Promoting Obesity

 The world’s largest McDonald’s is being constructed in the shadow of London’s Olympic Park. WhenMcDonal's, official fast food of the London Olympics completed, it will sprawl over 9800 square feet and is expected to serve 1.75 million meals during the 29 days of the Olympics. The restaurant will outdo the current record holder, a unit located on Sand Lake Road in Orlando.

Relax, Orlando: Greatness and distinction will still be yours, since the Olympic McDonald’s is a temporary installation—a mammoth fast food pop-up. It will be dismantled at the end of the Games, after spectators have finished stuffing themselves with empty calories.
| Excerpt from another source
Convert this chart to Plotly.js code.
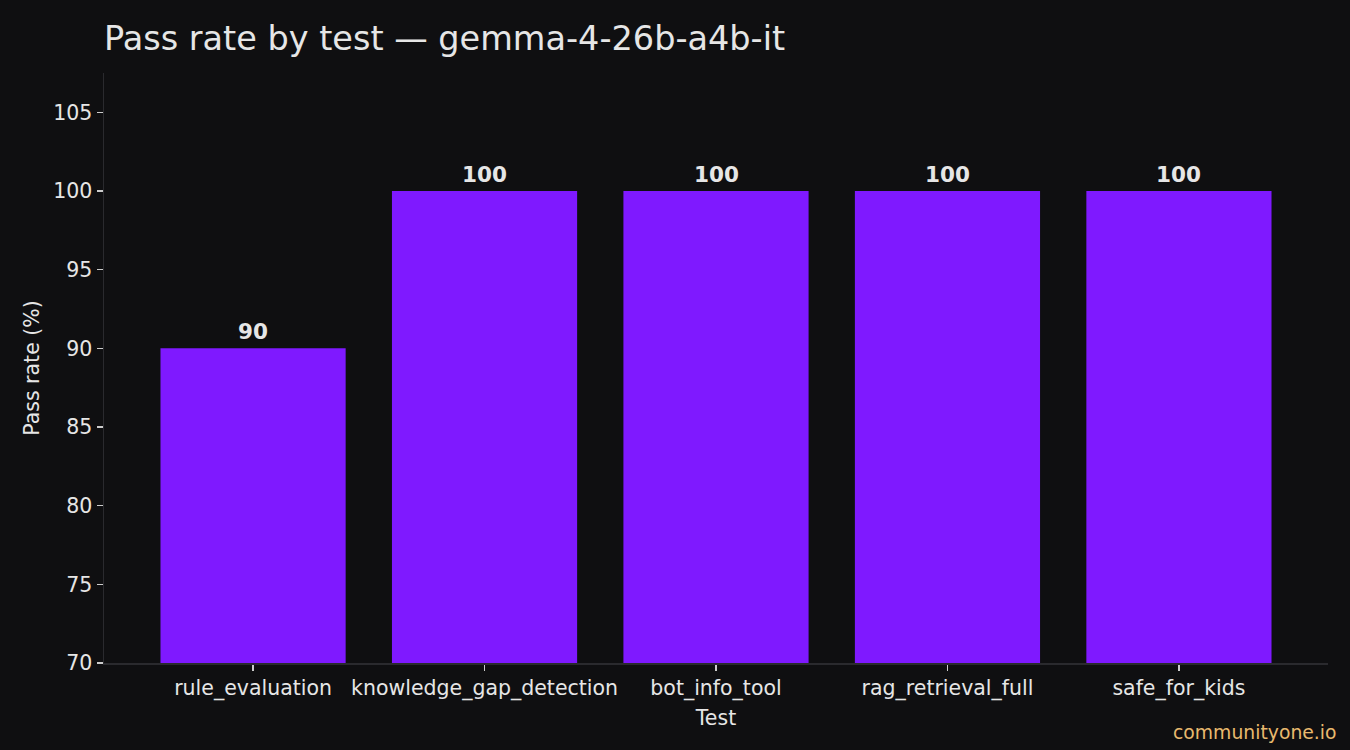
<!DOCTYPE html>
<html>
<head>
<meta charset="utf-8">
<script src="https://cdn.plot.ly/plotly-3.0.1.min.js"></script>
<style>
  html, body { margin: 0; padding: 0; background: #0f0f11; }
  #myDiv { width: 1350px; height: 750px; }
</style>
</head>
<body>
<div id="myDiv"></div>
<script>
// pass rate per test
var tests = ['rule_evaluation', 'knowledge_gap_detection', 'bot_info_tool', 'rag_retrieval_full', 'safe_for_kids']
var passRate = [90, 100, 100, 100, 100]
var yTicks = [70, 75, 80, 85, 90, 95, 100, 105]

var bg = '#0f0f11'
var txt = '#e6e6e6'
var spine = '#2a2a2e'
var font = 'DejaVu Sans, sans-serif'
var idx = tests.map(function (t, i) { return i })

var trace1 = {
  x: idx,
  y: passRate,
  type: 'bar',
  width: 0.8,
  marker: { color: '#7f19ff', line: { width: 0 } },
  hoverinfo: 'none'
}

// value labels above the bars
var labels = passRate.map(function (v, i) {
  return {
    text: '<b>' + v + '</b>',
    x: i, y: v, xref: 'x', yref: 'y',
    yanchor: 'bottom', yshift: 2,
    showarrow: false,
    font: { family: font, size: 21.5, color: txt }
  }
})

labels.push({
  text: 'communityone.io',
  xref: 'paper', yref: 'paper',
  x: (1339 - 104) / (1350 - 104 - 22), xanchor: 'right',
  y: -(732 - 663) / (750 - 73 - 87), yanchor: 'middle',
  showarrow: false,
  font: { family: font, size: 18.8, color: '#e8b96e' }
})

var layout = {
  width: 1350,
  height: 750,
  paper_bgcolor: bg,
  plot_bgcolor: bg,
  font: { family: font, color: txt, size: 20.5 },
  margin: { l: 104, r: 22, t: 73, b: 87 },
  showlegend: false,
  title: {
    text: 'Pass rate by test — gemma-4-26b-a4b-it',
    font: { family: font, size: 33.5, color: txt },
    x: 104 / 1350, xanchor: 'left', xref: 'container',
    y: 1 - 38 / 750, yanchor: 'middle', yref: 'container'
  },
  xaxis: {
    range: [-0.644, 4.644],
    tickvals: idx,
    ticktext: tests,
    ticks: 'outside', ticklen: 6, tickwidth: 1.2, tickcolor: '#cccccc',
    showgrid: false, zeroline: false,
    showline: true, linecolor: spine, linewidth: 1.5,
    tickfont: { family: font, size: 20.5, color: txt },
    title: { text: 'Test', font: { family: font, size: 20.5, color: txt }, standoff: 10 }
  },
  yaxis: {
    range: [70, 107.5],
    tickvals: yTicks,
    ticks: 'outside', ticklen: 6, tickwidth: 1.2, tickcolor: '#cccccc',
    showgrid: false, zeroline: false,
    showline: true, linecolor: spine, linewidth: 1.5,
    tickfont: { family: font, size: 20.5, color: txt },
    title: { text: 'Pass rate (%)', font: { family: font, size: 20.5, color: txt }, standoff: 8 }
  },
  annotations: labels
}

Plotly.newPlot('myDiv', [trace1], layout, { staticPlot: true })
</script>
</body>
</html>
Several Olympic officials have raised questions about the association between McDonald’s and the Games, particularly considering the current global epidemic in obesity. However, the link goes back a long way. The fast food giant has been an Olympic sponsor for 36 years (outdone only by Coca-Cola, which has sponsored the Games since 1928). Jacques Rogge, president of the International Olympic Committee, is aware of the conflict between fast food and physical fitness, and admitted that renewing McDonald’s sponsorship deal “was not an easy decision.”

More than likely, Rogge’s decision was swayed by the eternal appeal of the green stuff—and I’m not referring to the lettuce used on the salads of McDonald’s newer, healthier menu options. Sponsorships brought in nearly $1 billion during the four years preceding the Games. That’s a fraction of the take from broadcasting rights, but it’s also support that’s passed along to local Olympic committees.

In the meantime, here’s the tale of the tape for McDonald’s most popular meal (Big Mac, medium fries and medium Coke): 1140 calories, 38 grams of fat and 1295 mg of sodium. That’s half the recommended daily caloric intake for an adult, a day’s worth of fat and nearly and entire day’s dose of sodium.

What would happen if you took away the sponsorships, the broadcasting rights and the world’s largest McDonald’s? The Olympics would likely revert to what they were in ancient Greece—a showcase for the world’s most talented amateur athletes, who competed for the glory of being recognized as the best rather than for lucrative future endorsement contracts. Their achievements would inspire others to be physically fit, and they would promote the concept of individual excellence as something worth striving for. How much fun would that be?